If you priced that meeting as a line item on your operating budget, it would be one of your top fifteen vendors. And nobody would defend it on the merits.

Why the meeting exists

Every weekly status meeting that persists past its useful life is propped up by the same quiet fact: nobody trusts the dashboard. The dashboard exists. It probably has all the data. But it's stale, or it's wrong in one corner, or it shows velocity instead of outcomes, or the leader doesn't believe the numbers because nobody can drill from the headline into the work that produced it. So the meeting becomes the trusted channel. People say things out loud, the leader nods, the leader believes it because they heard it, and the dashboard sits unread.

This is a rational response to an untrustworthy system. It is also enormously expensive. The fix isn't a better meeting. It's a system the leader actually trusts, which lets the meeting shrink to the thing it should always have been: a fifteen-minute decision review.

The substitution that pays for itself

Compare two versions of the same Monday morning.

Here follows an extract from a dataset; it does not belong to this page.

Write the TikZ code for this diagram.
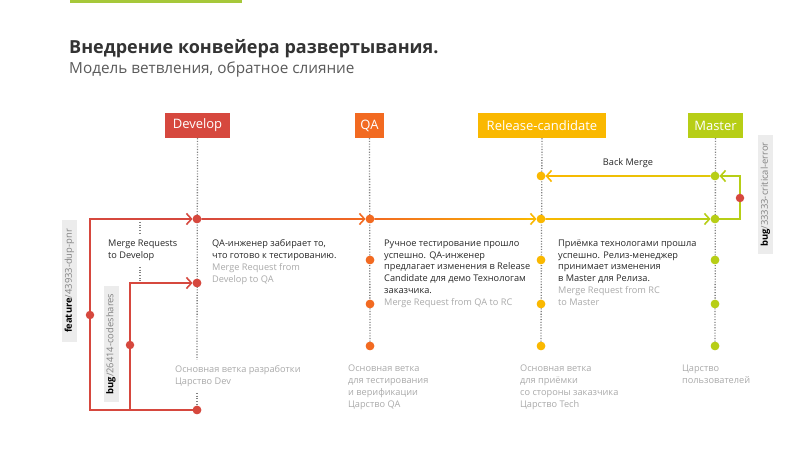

The first runs an hour. The agenda is "tell me what you did this week." Seven function leads each take seven minutes to walk through their team's activity. The numbers in their decks were assembled by hand on Friday afternoon. Nobody really pays attention to the readout for the function they're not in. By the end, the leader has heard a lot of nouns and verbs, learned almost nothing, and the room files out to do their actual jobs an hour late.

The second runs fifteen minutes. The data has already arrived — automatically, from the systems where the work lives — in a pre-read on Sunday night. The agenda is three lines: here's what shipped, here's what's at risk, here are the two decisions we need. The conversation goes directly to the two decisions. The leader makes them in the room. The room files out fifteen minutes later, with a clear set of changes captured against the initiatives they concern.

The substitution looks trivial on paper. The reason it doesn't happen is that the second version requires the underlying signal to be reliable. If the data in the pre-read is wrong or stale, nobody will trust it, and the meeting will expand back into a recital. The work is in the system that produces the pre-read, not in the meeting that reads it.

What kills the status meeting (eventually)

A few things have to be true at once before the leader will let the hour collapse. The data has to come from the tools where the work actually happens — Jira, HubSpot, Linear, whatever — not from a hand-built spreadsheet. The signal has to update without anyone re-entering it. Every initiative on the dashboard has to have a named owner who can be paged, so that "what's going on with X?" has an answer before the meeting, not in it. And the leader has to publicly trust the system on at least three Mondays in a row, because the meeting is a habit, and habits don't die to a single demo.

If the leader keeps re-asking in the room what the dashboard already shows, the team will keep preparing for the room and stop maintaining the dashboard. The trust has to flow both directions.

What the saved time is for

The €150,000 isn't the real cost. The real cost is that a thirty-person team has been told, every Monday for years, that the first hour of their week belongs to a status ritual rather than to the actual work. The cultural signal is bigger than the calendar one. Reclaiming that hour says something about what the company values — and it gives the senior people who attend the meeting their most productive hour of the week back.

The Vindaris view

When strategy, capacity and work all live on one surface, the dashboard becomes credible because every number is one click from the underlying work and the named owner. The Monday meeting stops being where status gets read out and becomes where decisions get made — short, sharp, and recorded against the initiatives they change. The hour you reclaim isn't the prize. The prize is a leadership team that spends its attention on steering instead of summarising.